Do lado esquerdo da linha, o PT comanda as negociações para ter consigo o PCdoB, PSOL, PV, PSB e, talvez, a Rede. A coisa se complicou na última semana, por conta de interesses do PSB, especialmente em São Paulo, mas têm tempo para se acertarem.
Voltando à história do gato que não sabe se pula ou não, imagine como será, por exemplo em Goiás, ver Ronaldo Caiado e Marconi Perillo forçados a pedir votos para o mesmo candidato. O tucano no palco com o governador e ambos apoiando uma suposta chapa João Doria / Simone Tebet à Presidência. Imaginou? Sim, é difícil fazer ideia de que isso possa acontecer de fato.
Do lado da esquerda, no entanto, é complicado, mas bem menos irreal, que Márcio França (PSB), Fernando Haddad (PT) e Guilherme Boulos (PSOL) se acertem por um nome apenas na disputa pelo governo paulista. Da mesma forma, nacionalmente é mais fácil para esse bloco se estruturar em torno de um único nome, já que há entre todos os partidos somente um pré-candidato a presidente. Por acaso, Luiz Inácio Lula da Silva, o petista líder absoluto de todas as pesquisas de intenção de voto.
A coesão ideológica é outro fator que conta. Há muito mais conteúdo programático e interesse por um estatuto em comum no bloco progressista. É verdade que o bolsonarismo, sem entrar em juízo de valor, trouxe ideologia – ou pelo menos a discussão ideológica – para o campo da direita, mas a pouca rodagem nesse quesito é pouco animadora a que haja acordos fechados no papel.
Por incrível que possa parecer, a verticalidade que as federações impõem será muito mais sensível e suscetível ao local do que ao nacional, como pode ser observado com o exemplo de Goiás, de parágrafos acima.

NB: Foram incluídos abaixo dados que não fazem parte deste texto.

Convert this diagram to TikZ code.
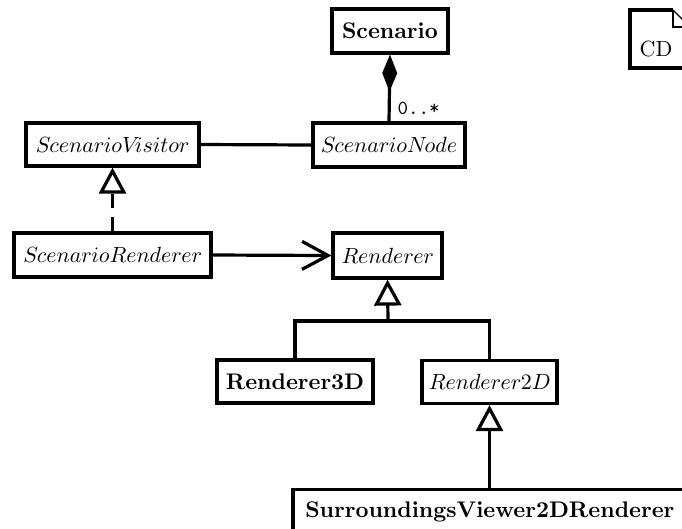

No fim das contas, apesar de se mostrarem como uma forma de “jeitinho brasileiro” para juntar o que não mais poderia ser conseguido com as coligações, as federações partidárias parecem ser uma saída interessante de modo a diminuir o fisiologismo e facilitar – ou pelo menos tornar menos conturbada – a gestão por parte de quem está no Executivo.